We have demonstrated an entirely supramolecular approach for polymer grafting where polyaniline (PANI) is grafted with polyethylene glycol (PEG) coupled with β-cyclodextrin forming a pseudorotaxane with the aniline moiety. The resultant supramolecularly grafted PANI (βCD-PEG-PANI) in the doped state shows an extremely high solubility towards aqueous as well as organic solvents. Furthermore, the grafted PANI exhibits a higher degree of doping and a highly efficient radical cation stabilization, compared to a control PANI system synthesized under identical conditions. The redox switching behavior of PANI is also fully retained in βCD-PEG-PANI. An unusual disk-like morphology has been observed in βCD-PEG-PANI irrespective of the nature of the solvent.

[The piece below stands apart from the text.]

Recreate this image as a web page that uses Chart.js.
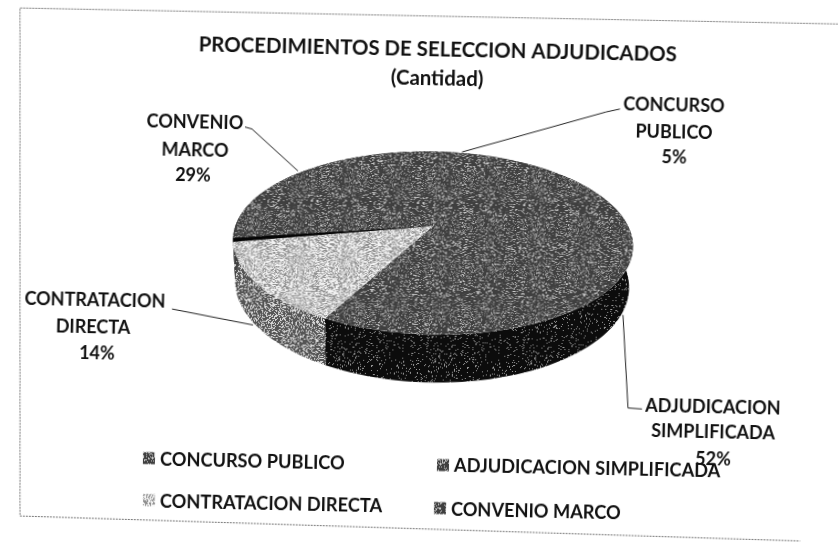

The pseudo-micellar assembly formation of βCD-PEG-PANI has been attributed to the high solubility, efficient radical cation stabilization, and unconventional morphological behavior of the grafted PANI. The present system represents a powerful integration of three key elements: first, fascinating electronic and physicochemical properties of parent PANI; second, extremely high aqueous solubility; and third, biocompatibility transcribed from PEG and βCD. While the first two characteristics are highly beneficial for technology generation, a combination of all three can open up a new era for biocommunication systems. The non-specific mode of interactions between the monomer (aniline in this case) and βCD-PEG implies that such a supramolecular strategy can be employed for a wide range of polymers including other conducting polymers.